In December 1934 in Leningrad he was Andrey Vyshinsky assistant or deputy; according to contemporaries, he remained loyal to him even in Khrushchev's time. From 1935 he was the head of the investigative department of the USSR Prosecutor's Office, State Counsellor of Justice 2nd class, a member of the Special Council of the NKVD.

In 1936 he was arrested and was imprisoned in a labor camp in Kolyma. After a review of the case he was released and the charges were dropped.

Since 1939 he was again the head of the investigative department of the USSR Prosecutor's Office. Was engaged in the organisation of protection of intelligence officers Mordvinov and Kornilov after their failure in Ankara, contributed to their exchange in the USSR.

In 1945-1946 he participated in the work of the Nuremberg trials, was the assistant to the chief prosecutor from the USSR Roman Rudenko.

In 1949 he was relieved of his post "due to transfer to another job". He was promised the post of Director of the Institute of Criminalistics, but he did not get it.

In 1950 he was awarded the Stalin Prize of the first degree for the script of the film Encounter at the Elbe.

==== Selected cases ====

- In 1930 investigated the collision of a train and a tram in Leningrad.
- In 1934 participated in the investigation of the murder of S. M. Kirov, conducted the last interrogation of the accused Leonid Nikolayev.
- In 1934-1935 he participated in the investigation of the case of the Moscow Centre of Lev Kamenev and Grigory Zinoviev.
- In 1936 he was in charge of the case of polar explorers Semenchuk and Startsev (rehabilitated in 1989).
- In 1937, he headed a special group of prosecutor's office employees involved in the investigation of Bukharin, Rykov and Yagoda.
- In 1943 he was engaged in the case of the Kremlin children, the murder by Vladimir Shakhurin, son of Aleksey Shakhurin, of the daughter of diplomat Konstantin Umansky, after which the secret organisation The Fourth Reich, created by the children of prominent statesmen of the Soviet Union, was uncovered.
- In 1949 investigated the fire at Voroshilov's dacha.
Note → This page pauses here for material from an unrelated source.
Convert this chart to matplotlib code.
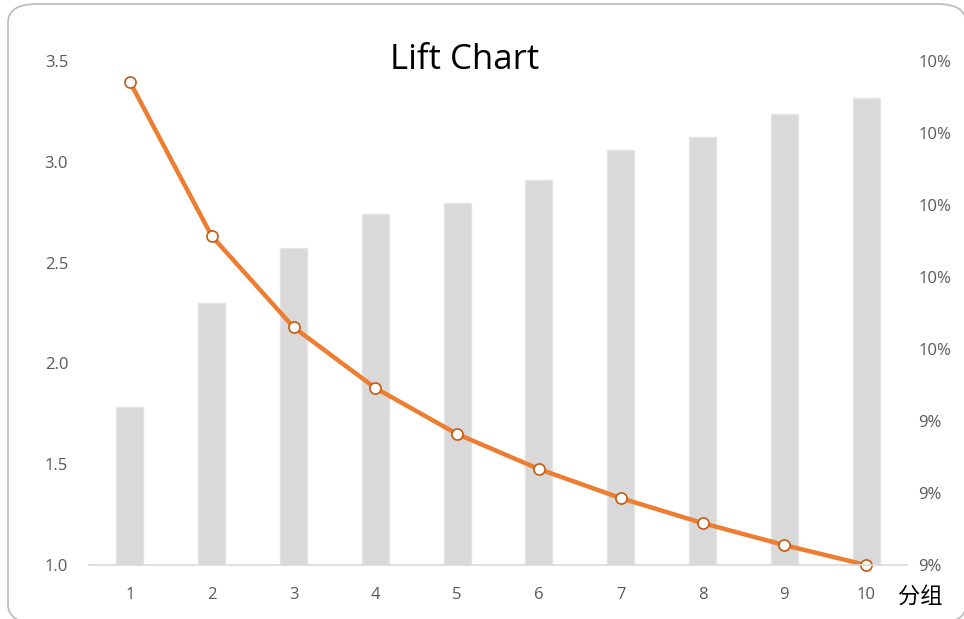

=== Second arrest and later life ===
On 19 October 1951 he was arrested for the second time in the Doctors' plot, was also accused of organising an anti-Soviet group of Jewish nationalists (the Case of the Jewish Anti-Fascist Committee), and was kept in Lubyanka prison.

The case against Sheinin was dismissed on 21 November 1953, the reason given was that the check established that Sheinin had been stipulated.

After 1953 Sheynin was engaged in writing. For several years he was a member of the editorial board and deputy editor-in-chief of the journal Oktyabr. He was a member of the board of the Union of Soviet Writers.

In the 1960s he held the posts of a member of the Art Council of the USSR Ministry of Culture, editor-in-chief of the Mosfilm (until 1964), head of the film commission of the Dramaturgy Council of the USSR Union of Writers.

He died on 11 May 1967 of a heart attack. Buried in Moscow at the Novodevichy Cemetery.

== Selected filmography ==

- Engineer Kochin's Error (1939) – based on the play "Final Bet" by Lev Sheinin and the Tur brothers.